LOVE 2
 Monday, February 25, 2008  7:07 PM
okie back to the topic on love. can anybody actually teach you how to love. i came across this book on 'How to make love work'. i mean seriously can someone actually guide you. the only person i know who can is God himself. tips from random people here there is fine. nobody can actually tell you what to do. also love is unpredictable. whenever you say 'He and i can never be together' guess what there is always a possibility. also just when you think you and your partner will grow old together. you split. just like my parents. i thought i belonged to a happy perfect family. but my mum was putting of a strong front all for the sake of bro and me. love was no longer what she felt for my dad. and i guess vice versa. otherwise my dad would not have done such dumb things. things came to a point where it was unbearable for my mother so. divorce was the best solution. and i truly think my mum does not deserve to be treated the way my dad treated her. so my happy family was shattered just like that. i always thought it happened on drama serials. for once it seemed so damn real. in a blink of an eye. it has been 3 long and painful years. see the trouble with love. so why do people still fall in love. if you ask me now. i would be apprehensive. cause of my parents bad example. my bad experiences with boys. my bros bad experience with girls. to me. i no longer believe in true love. those emotions you suppose to feel all seem so surreal. but i still want a manfriend. i don't want to be left on the shelf and spend the rest of my life alone. cause honestly who doesn't want to be loved.

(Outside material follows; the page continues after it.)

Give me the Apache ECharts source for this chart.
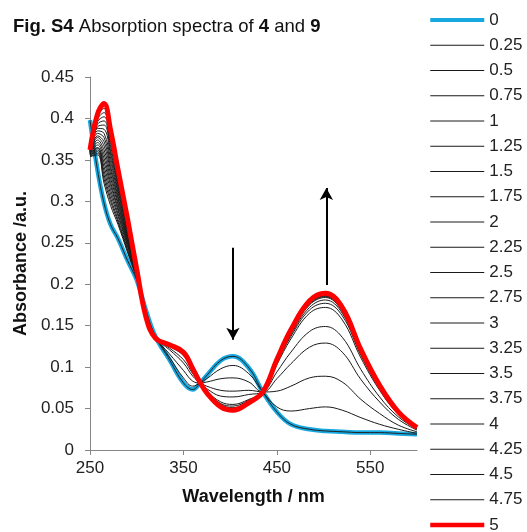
<!DOCTYPE html>
<html>
<head>
<meta charset="utf-8">
<script src="https://cdn.jsdelivr.net/npm/echarts@6/dist/echarts.min.js"></script>
<style>html,body{margin:0;padding:0;background:#fff;}#c{width:527px;height:532px;}</style>
</head>
<body>
<div id="c"></div>
<script>
// wavelengths (nm)
var wavelengths = [250, 258, 265, 272, 280, 290, 300, 310, 320, 335, 350, 360, 368, 375, 390, 403, 420, 435, 450, 465, 485, 502, 520, 540, 560, 580, 600];
// series names (equivalents)
var seriesNames = ['0','0.25','0.5','0.75','1','1.25','1.5','1.75','2','2.25','2.5','2.75','3','3.25','3.5','3.75','4','4.25','4.5','4.75','5'];
// absorbance values
var s0    = [.398,.338,.298,.272,.255,.229,.205,.168,.137,.109,.081,.073,.081,.090,.108,.113,.099,.070,.046,.031,.025,.023,.022,.021,.021,.020,.019];
var s0_25 = [.354,.356,.322,.295,.272,.239,.207,.167,.137,.112,.087,.077,.081,.086,.098,.102,.092,.070,.052,.047,.050,.052,.048,.039,.031,.025,.020];
var s0_5  = [.354,.358,.327,.300,.275,.241,.207,.165,.136,.116,.096,.083,.081,.082,.086,.087,.082,.070,.071,.077,.087,.089,.082,.061,.044,.030,.022];
var s0_75 = [.355,.360,.332,.304,.278,.243,.208,.163,.136,.121,.105,.089,.081,.077,.072,.071,.072,.070,.086,.104,.124,.129,.118,.085,.058,.037,.024];
var s1    = [.355,.362,.337,.309,.282,.246,.208,.162,.135,.123,.109,.092,.081,.074,.065,.064,.067,.070,.094,.118,.143,.149,.136,.097,.064,.040,.025];
var s1_25 = [.356,.364,.342,.314,.285,.248,.209,.161,.135,.125,.114,.096,.081,.071,.058,.055,.061,.070,.103,.134,.165,.172,.157,.111,.072,.043,.026];
var s1_5  = [.356,.365,.347,.319,.289,.250,.209,.161,.135,.126,.115,.096,.081,.070,.056,.053,.060,.070,.105,.137,.169,.177,.162,.114,.074,.044,.026];
var s1_75 = [.357,.368,.352,.323,.292,.252,.210,.160,.135,.126,.116,.097,.081,.070,.055,.051,.059,.070,.106,.139,.172,.181,.165,.116,.075,.045,.027];
var s2    = [.357,.371,.357,.328,.296,.254,.210,.160,.135,.126,.117,.097,.081,.070,.054,.050,.058,.070,.107,.141,.175,.184,.167,.118,.076,.045,.027];
var s2_25 = [.358,.374,.362,.333,.299,.256,.211,.160,.135,.126,.117,.097,.081,.070,.053,.050,.058,.070,.107,.142,.176,.185,.168,.119,.077,.045,.027];
var s2_5  = [.358,.377,.367,.338,.303,.258,.212,.160,.135,.126,.117,.097,.081,.070,.053,.049,.058,.070,.108,.143,.177,.186,.169,.119,.077,.045,.027];
var s2_75 = [.359,.379,.372,.342,.306,.260,.212,.160,.135,.127,.117,.097,.081,.069,.053,.049,.058,.070,.108,.143,.178,.186,.170,.119,.077,.046,.027];
var s3    = [.359,.382,.377,.347,.310,.263,.213,.160,.135,.127,.117,.098,.081,.069,.053,.049,.057,.070,.108,.144,.178,.187,.170,.120,.077,.046,.027];
var s3_25 = [.360,.385,.382,.352,.313,.265,.214,.160,.135,.127,.118,.098,.081,.069,.053,.049,.057,.070,.108,.144,.178,.187,.171,.120,.077,.046,.027];
var s3_5  = [.360,.388,.387,.357,.317,.267,.214,.160,.135,.127,.118,.098,.081,.069,.052,.049,.057,.070,.109,.144,.179,.188,.171,.120,.078,.046,.027];
var s3_75 = [.361,.390,.392,.361,.320,.269,.215,.160,.135,.127,.118,.098,.081,.069,.052,.048,.057,.070,.109,.144,.179,.188,.171,.120,.078,.046,.027];
var s4    = [.361,.393,.397,.366,.323,.271,.216,.160,.135,.127,.118,.098,.081,.069,.052,.048,.057,.070,.109,.145,.179,.188,.172,.121,.078,.046,.027];
var s4_25 = [.362,.396,.402,.371,.327,.273,.216,.160,.135,.127,.118,.098,.081,.069,.052,.048,.057,.070,.109,.145,.180,.189,.172,.121,.078,.046,.027];
var s4_5  = [.362,.399,.407,.376,.330,.275,.217,.160,.135,.127,.118,.098,.081,.069,.052,.048,.057,.070,.109,.145,.180,.189,.172,.121,.078,.046,.027];
var s4_75 = [.363,.402,.412,.380,.334,.277,.217,.160,.135,.127,.118,.098,.081,.069,.052,.048,.057,.070,.109,.145,.180,.189,.172,.121,.078,.046,.027];
var s5    = [.362,.405,.418,.386,.338,.280,.218,.160,.135,.127,.118,.098,.081,.069,.052,.048,.057,.070,.109,.145,.180,.189,.172,.121,.078,.046,.027];
// annotation arrows [x, yStart, yEnd]
var arrowDown = [403, 0.244, 0.133];
var arrowUp   = [503, 0.199, 0.316];

var allData = [s0,s0_25,s0_5,s0_75,s1,s1_25,s1_5,s1_75,s2,s2_25,s2_5,s2_75,s3,s3_25,s3_5,s3_75,s4,s4_25,s4_5,s4_75,s5];
var FONT = "'Liberation Sans', Arial, sans-serif";

function pairs(arr){ return wavelengths.map(function(w,i){ return [w, arr[i]]; }); }

var series = [];
var legendData = [];
allData.forEach(function(arr, i){
  var first = i === 0, last = i === allData.length - 1;
  var color = first ? '#16A8E0' : (last ? '#FF0000' : '#1a1a1a');
  var width = first ? 4.5 : (last ? 5 : 1);
  legendData.push({name: seriesNames[i], lineStyle: {width: first ? 4 : (last ? 4.5 : 1)}});
  series.push({
    name: seriesNames[i], type: 'line', data: pairs(arr), smooth: 0.4,
    symbol: 'none', showSymbol: false,
    lineStyle: {color: color, width: width}, itemStyle: {color: color},
    emphasis: {disabled: true}, silent: true
  });
  if (first) {
    series.push({
      name: '_outline', type: 'line', data: pairs(arr), smooth: 0.4,
      symbol: 'none', lineStyle: {color: '#222', width: 1}, silent: true
    });
  }
});
series[series.length - 1].markLine = {
  silent: true, symbol: ['none', 'arrow'], symbolSize: [10, 12],
  label: {show: false},
  lineStyle: {color: '#000', width: 2, type: 'solid'},
  data: [
    [{coord: [arrowDown[0], arrowDown[1]]}, {coord: [arrowDown[0], arrowDown[2]]}],
    [{coord: [arrowUp[0], arrowUp[1]]}, {coord: [arrowUp[0], arrowUp[2]]}]
  ]
};

var chart = echarts.init(document.getElementById('c'), null, {renderer: 'canvas'});
chart.setOption({
  animation: false,
  backgroundColor: '#fff',
  title: {
    left: 13, top: 17, padding: 0,
    text: '{b|Fig. S4} Absorption spectra of {b|4} and {b|9}',
    textStyle: {fontFamily: FONT, fontSize: 18.5, fontWeight: 'normal', color: '#111',
      rich: {b: {fontFamily: FONT, fontSize: 18.5, fontWeight: 'bold', color: '#111'}}}
  },
  legend: {
    orient: 'vertical', left: 428, top: 11.5, height: 580, padding: 0,
    itemWidth: 54, itemHeight: 14, itemGap: 8.25,
    data: legendData,
    itemStyle: {opacity: 0},
    textStyle: {fontFamily: FONT, fontSize: 17, color: '#222'},
    selectedMode: false
  },
  grid: {left: 90, right: 110, top: 77, bottom: 82},
  xAxis: {
    type: 'value', min: 250, max: 600, interval: 100,
    name: 'Wavelength / nm', nameLocation: 'middle', nameGap: 38,
    nameTextStyle: {fontFamily: FONT, fontSize: 18, fontWeight: 'bold', color: '#111'},
    axisLine: {lineStyle: {color: '#868686', width: 1}},
    axisTick: {show: true, length: 5, lineStyle: {color: '#868686'}},
    axisLabel: {fontFamily: FONT, fontSize: 17, color: '#222', margin: 10, showMaxLabel: false},
    splitLine: {show: false}
  },
  yAxis: {
    type: 'value', min: 0, max: 0.45, interval: 0.05,
    name: 'Absorbance /a.u.', nameLocation: 'middle', nameGap: 59, nameRotate: 90,
    nameTextStyle: {fontFamily: FONT, fontSize: 18, fontWeight: 'bold', color: '#111'},
    axisLine: {show: true, lineStyle: {color: '#868686', width: 1}},
    axisTick: {show: true, length: 5, lineStyle: {color: '#868686'}},
    axisLabel: {fontFamily: FONT, fontSize: 17, color: '#222', margin: 16},
    splitLine: {show: false}
  },
  series: series
});
</script>
</body>
</html>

love aside. now studies. looks like im not going into sajc. not that i want to question Gods work but i really dunno where is he leading me to or rather i cant read his signals. and this sucks big time cause i want to do whatever he tells me to. i don't want to act on my own accord and follow my own dream. it's his that i am after. but i was so uber confident of getting into sajc. but time and time again God lets me doan. okie fine that was the wrong way to put it but thats exactly how i feel. so im not going to sajc. im cool with that. but definitely sparked off alot of 'why' in my head. now i can only 走一步算一步(not sure if i am right but at least i know what it means). wherever im going im convinced God has a great plan for me. i have learn to trust in the Lord. cause faith like a mustard seed can move mountains. although many at times i held alot of faith God did not move the mountain. im sure in his time he will. so probably its srjc for me (that is if i can go in)
come to think of it sa ain't that great. HA!